According to a February study, 91 percent of small healthcare organizations suffered at least one data breach, with 24 percent of them likely resulting in medical identity theft. That list already is growing as about 100 North Shore University Hospital patients had their identities compromised, North Shore-Long Island Jewish Health System announced Thursday.
An ongoing investigation has found that an ID theft ring involved about 1,000 victims throughout the Northeast, affecting people outside of North Shore University Hospital.
The health system already informed involved patients of the ID theft. Patients who haven't gotten a letter have not been deemed victims and should not believe their personal information has been improperly accessed, North Shore-LIJ said.
However, more North Shore patients have started coming forward as ID theft victims, only after watching an Eyewitness News report last week. For example, North Shore patient Denise Abdale never received a letter from the hospital and had no idea how her identify was stolen until she saw the report on the North Shore ID theft ring Wednesday night, according to WABC Eyewitness News.

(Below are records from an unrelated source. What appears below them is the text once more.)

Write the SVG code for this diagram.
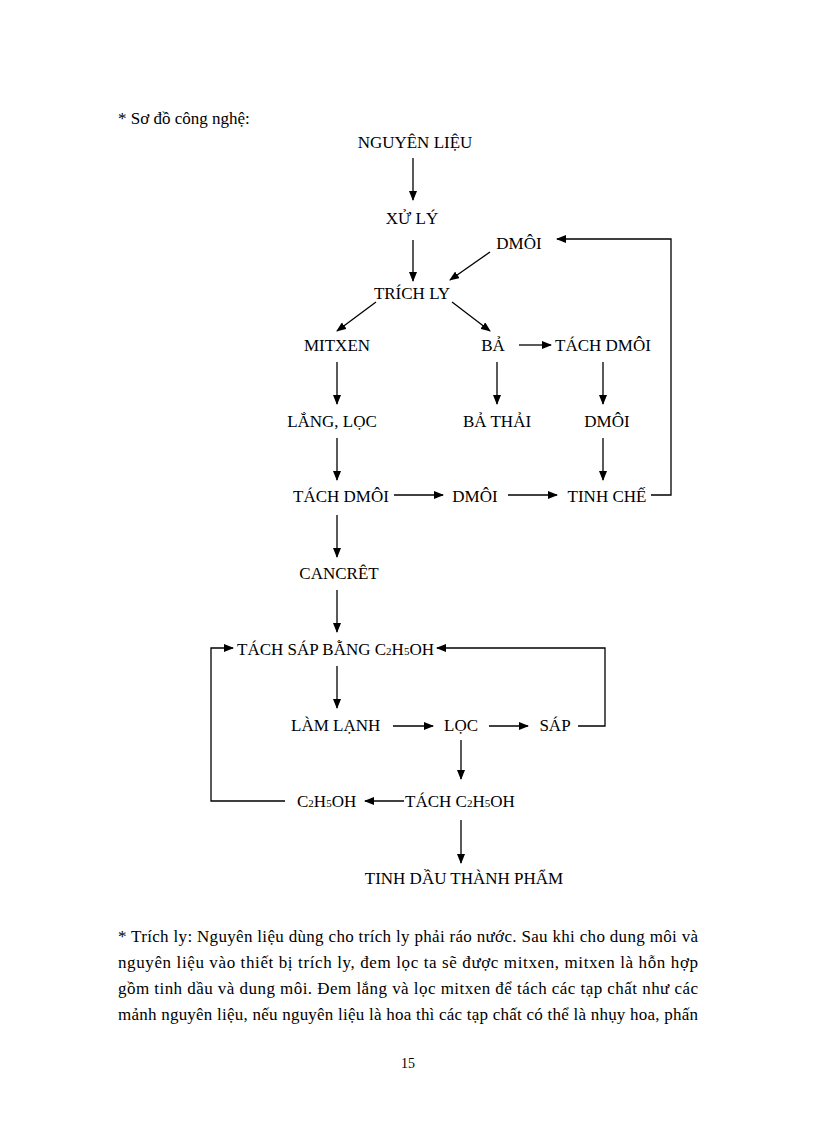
<svg xmlns="http://www.w3.org/2000/svg" width="816" height="1123" viewBox="0 0 816 1123">
<defs>
<marker id="ah" markerWidth="10" markerHeight="8" refX="9" refY="4" orient="auto" markerUnits="userSpaceOnUse"><path d="M0,0 L10,4 L0,8 Z" fill="#000"/></marker>
<style>
text{font-family:"Liberation Serif","Times New Roman",serif;font-size:17px;fill:#000}
.c{text-anchor:middle}
.s{font-size:11px}
.p{font-size:17px}
line,polyline{stroke:#000;stroke-width:1.3;fill:none}
</style>
</defs>
<rect width="816" height="1123" fill="#fff"/>
<text x="118" y="124">* Sơ đồ công nghệ:</text>
<g id="n1"><text class="c" x="415" y="148">NGUYÊN LIỆU</text></g>
<g id="n2"><text class="c" x="412" y="224">XỬ LÝ</text></g>
<g id="n3"><text class="c" x="519" y="249">DMÔI</text></g>
<g id="n4"><text class="c" x="412" y="299">TRÍCH LY</text></g>
<g id="n5"><text class="c" x="337" y="351">MITXEN</text></g>
<g id="n6"><text class="c" x="493" y="351">BẢ</text></g>
<g id="n7"><text class="c" x="603" y="351">TÁCH DMÔI</text></g>
<g id="n8"><text class="c" x="332" y="427">LẮNG, LỌC</text></g>
<g id="n9"><text class="c" x="497" y="427">BẢ THẢI</text></g>
<g id="n10"><text class="c" x="607" y="427">DMÔI</text></g>
<g id="n11"><text x="293" y="502">TÁCH DMÔI</text></g>
<g id="n12"><text class="c" x="475" y="502">DMÔI</text></g>
<g id="n13"><text class="c" x="607" y="502">TINH CHẾ</text></g>
<g id="n14"><text class="c" x="339" y="579">CANCRÊT</text></g>
<g id="n15"><text x="237" y="655">TÁCH SÁP BẰNG C<tspan class="s">2</tspan>H<tspan class="s">5</tspan>OH</text></g>
<g id="n16"><text x="291" y="731">LÀM LẠNH</text></g>
<g id="n17"><text class="c" x="461" y="731">LỌC</text></g>
<g id="n18"><text class="c" x="555" y="731">SÁP</text></g>
<g id="n19"><text x="297" y="807">C<tspan class="s">2</tspan>H<tspan class="s">5</tspan>OH</text></g>
<g id="n20"><text x="405" y="807">TÁCH C<tspan class="s">2</tspan>H<tspan class="s">5</tspan>OH</text></g>
<g id="n21"><text class="c" x="464" y="884">TINH DẦU THÀNH PHẨM</text></g>
<g id="connectors">
<line x1="413" y1="158" x2="413" y2="200" marker-end="url(#ah)"/>
<line x1="413" y1="240" x2="413" y2="281" marker-end="url(#ah)"/>
<line x1="490" y1="252" x2="450" y2="280" marker-end="url(#ah)"/>
<line x1="376" y1="302" x2="337" y2="331" marker-end="url(#ah)"/>
<line x1="452" y1="302" x2="490" y2="331" marker-end="url(#ah)"/>
<line x1="519" y1="345" x2="551" y2="345" marker-end="url(#ah)"/>
<line x1="337" y1="362" x2="337" y2="404" marker-end="url(#ah)"/>
<line x1="497" y1="362" x2="497" y2="404" marker-end="url(#ah)"/>
<line x1="603" y1="362" x2="603" y2="404" marker-end="url(#ah)"/>
<line x1="337" y1="438" x2="337" y2="480" marker-end="url(#ah)"/>
<line x1="603" y1="438" x2="603" y2="480" marker-end="url(#ah)"/>
<line x1="394" y1="495" x2="443" y2="495" marker-end="url(#ah)"/>
<line x1="508" y1="495" x2="557" y2="495" marker-end="url(#ah)"/>
<polyline points="651,495 671,495 671,239 557,239" marker-end="url(#ah)"/>
<line x1="337" y1="515" x2="337" y2="557" marker-end="url(#ah)"/>
<line x1="337" y1="590" x2="337" y2="632" marker-end="url(#ah)"/>
<polyline points="285,801 211,801 211,648 233,648" marker-end="url(#ah)"/>
<polyline points="578,726 605,726 605,648 437,648" marker-end="url(#ah)"/>
<line x1="337" y1="666" x2="337" y2="708" marker-end="url(#ah)"/>
<line x1="393" y1="726" x2="433" y2="726" marker-end="url(#ah)"/>
<line x1="489" y1="726" x2="528" y2="726" marker-end="url(#ah)"/>
<line x1="461" y1="740" x2="461" y2="779" marker-end="url(#ah)"/>
<line x1="404" y1="801" x2="365" y2="801" marker-end="url(#ah)"/>
<line x1="461" y1="820" x2="461" y2="863" marker-end="url(#ah)"/>
</g>
<text x="118" y="942" textLength="580" lengthAdjust="spacing">* Trích ly: Nguyên liệu dùng cho trích ly phải ráo nước. Sau khi cho dung môi và</text>
<text x="118" y="968" textLength="580" lengthAdjust="spacing">nguyên liệu vào thiết bị trích ly, đem lọc ta sẽ được mitxen, mitxen là hỗn hợp</text>
<text x="118" y="994" textLength="580" lengthAdjust="spacing">gồm tinh dầu và dung môi. Đem lắng và lọc mitxen để tách các tạp chất như các</text>
<text x="118" y="1020" textLength="580" lengthAdjust="spacing">mảnh nguyên liệu, nếu nguyên liệu là hoa thì các tạp chất có thể là nhụy hoa, phấn</text>
<text class="c" x="408" y="1068" style="font-size:14px">15</text>
</svg>
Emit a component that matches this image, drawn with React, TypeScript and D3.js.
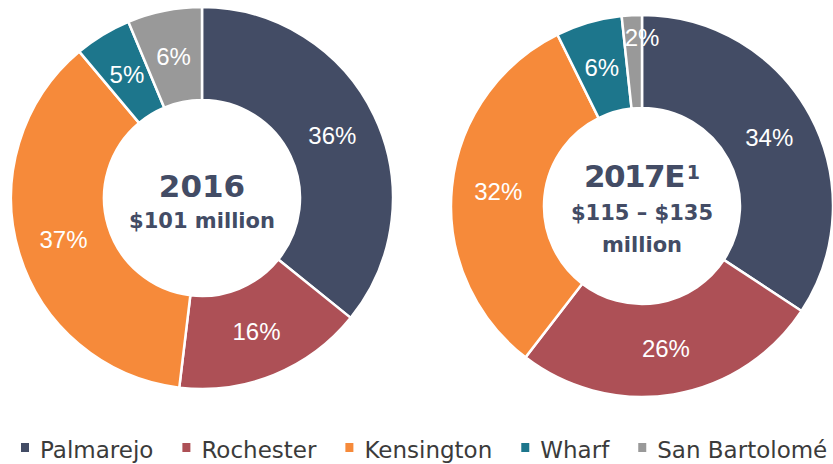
import React, { useRef, useEffect } from 'react';
import * as d3 from 'd3';

const categories = ['Palmarejo', 'Rochester', 'Kensington', 'Wharf', 'San Bartolomé'];
const colors = ['#434c65', '#ad5056', '#f68a3a', '#1d768c', '#999999'];

// share of total, in %
const values2016 = [35.8, 16.1, 37, 4.8, 6.3];
const values2017 = [34.3, 26.2, 32.3, 5.6, 1.7];

const title2016 = '2016';
const sub2016 = ['$101 million'];
const title2017 = '2017E';
const sup2017 = '1';
const sub2017 = ['$115 \u2013 $135', 'million'];

const App = () => {
  const ref = useRef<SVGSVGElement>(null);

  useEffect(() => {
    document.body.style.margin = '0';
    const svg = d3.select(ref.current);
    svg.selectAll('*').remove();

    const outerR = 191;
    const innerR = 98;
    const textColor = '#434c65';

    const pie = d3.pie<number>().sort(null).value(d => d);
    const arc = d3.arc<d3.PieArcDatum<number>>().innerRadius(innerR).outerRadius(outerR);

    const drawDonut = (values: number[], cx: number, cy: number) => {
      const g = svg.append('g').attr('transform', `translate(${cx},${cy})`);
      const arcs = pie(values);

      g.selectAll('path.slice')
        .data(arcs)
        .join('path')
        .attr('class', 'slice')
        .attr('d', arc)
        .attr('fill', (d, i) => colors[i])
        .attr('stroke', '#fff')
        .attr('stroke-width', 2.5);

      g.selectAll('text.pct')
        .data(arcs)
        .join('text')
        .attr('class', 'pct')
        .attr('transform', d => {
          // tiny slices get pushed out toward the rim like Excel does
          if (d.value < 3) {
            const a = d.endAngle;
            const r = outerR - 22;
            return `translate(${Math.sin(a) * r},${-Math.cos(a) * r})`;
          }
          const [x, y] = arc.centroid(d);
          return `translate(${x},${y})`;
        })
        .attr('text-anchor', 'middle')
        .attr('dy', '0.36em')
        .attr('font-family', '"Liberation Sans", Arial, sans-serif')
        .attr('font-size', 24)
        .attr('fill', '#fff')
        .text(d => `${Math.round(d.value)}%`);

      return g;
    };

    // 2016
    const g1 = drawDonut(values2016, 202, 198);
    g1.append('text')
      .attr('text-anchor', 'middle')
      .attr('y', -1)
      .attr('font-family', '"DejaVu Sans", sans-serif')
      .attr('font-weight', 'bold')
      .attr('font-size', 31)
      .attr('fill', textColor)
      .text(title2016);
    sub2016.forEach((s, i) => {
      g1.append('text')
        .attr('text-anchor', 'middle')
        .attr('y', 30 + i * 32)
        .attr('font-family', '"DejaVu Sans", sans-serif')
        .attr('font-weight', 'bold')
        .attr('font-size', 21)
        .attr('fill', textColor)
        .text(s);
    });

    // 2017E
    const g2 = drawDonut(values2017, 642, 206);
    const t = g2.append('text')
      .attr('text-anchor', 'middle')
      .attr('y', -19)
      .attr('font-family', '"DejaVu Sans", sans-serif')
      .attr('font-weight', 'bold')
      .attr('font-size', 31)
      .attr('letter-spacing', -1.5)
      .attr('fill', textColor);
    t.append('tspan').text(title2017);
    t.append('tspan')
      .attr('font-size', 19)
      .attr('dx', 3)
      .attr('dy', -8)
      .attr('letter-spacing', 0)
      .text(sup2017);
    sub2017.forEach((s, i) => {
      g2.append('text')
        .attr('text-anchor', 'middle')
        .attr('y', 14 + i * 32)
        .attr('font-family', '"DejaVu Sans", sans-serif')
        .attr('font-weight', 'bold')
        .attr('font-size', 21)
        .attr('fill', textColor)
        .text(s);
    });

    // legend
    const legend = svg.append('g').attr('transform', 'translate(21,458)');
    let x = 0;
    categories.forEach((c, i) => {
      const item = legend.append('g').attr('transform', `translate(${x},0)`);
      item.append('rect')
        .attr('x', 0)
        .attr('y', -15)
        .attr('width', 8)
        .attr('height', 9)
        .attr('fill', colors[i]);
      const txt = item.append('text')
        .attr('x', 19)
        .attr('font-family', '"DejaVu Sans", sans-serif')
        .attr('font-size', 23)
        .attr('fill', '#3b3b3b')
        .text(c);
      const w = (txt.node() as SVGTextElement).getComputedTextLength();
      x += 19 + w + 29;
    });
  }, []);

  return <svg ref={ref} width={833} height={464} style={{ display: 'block' }} />;
};

export default App;
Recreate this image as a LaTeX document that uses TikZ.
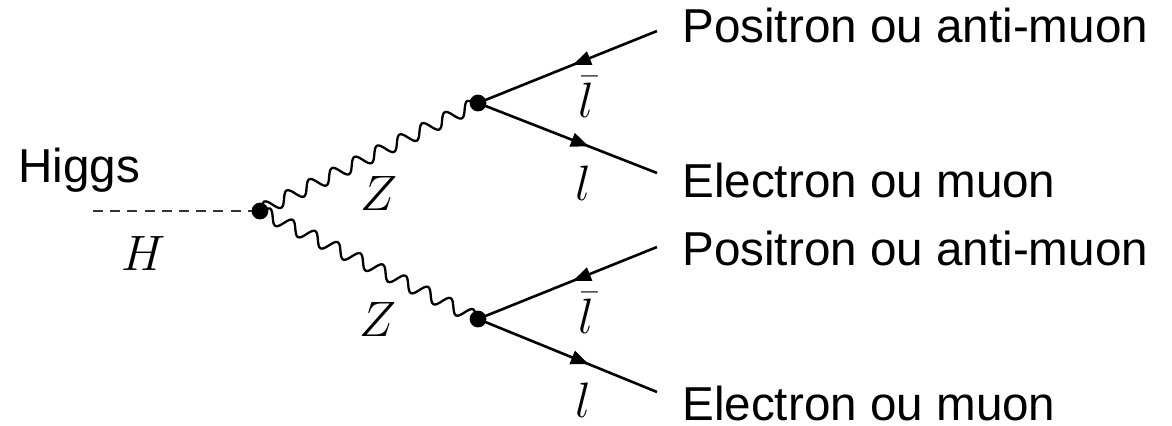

A registered nurse was charged Thursday for ID theft and possessing stolen information from North Shore and an international freight company, noted the article.
Meanwhile, another privacy breach has occurred at Memorial Healthcare System (MHS), in which workers stole patient information to file false tax returns, the Florida system announced last week. The system discovered the breach Jan. 27 but didn't say how the information was accessed.
After getting the okay from law enforcement officials, the system notified potentially affected patients that former employees may have accessed their names, dates of birth and Social Security numbers between 2011 and early 2012. The personal information did not include medical records, MHS noted.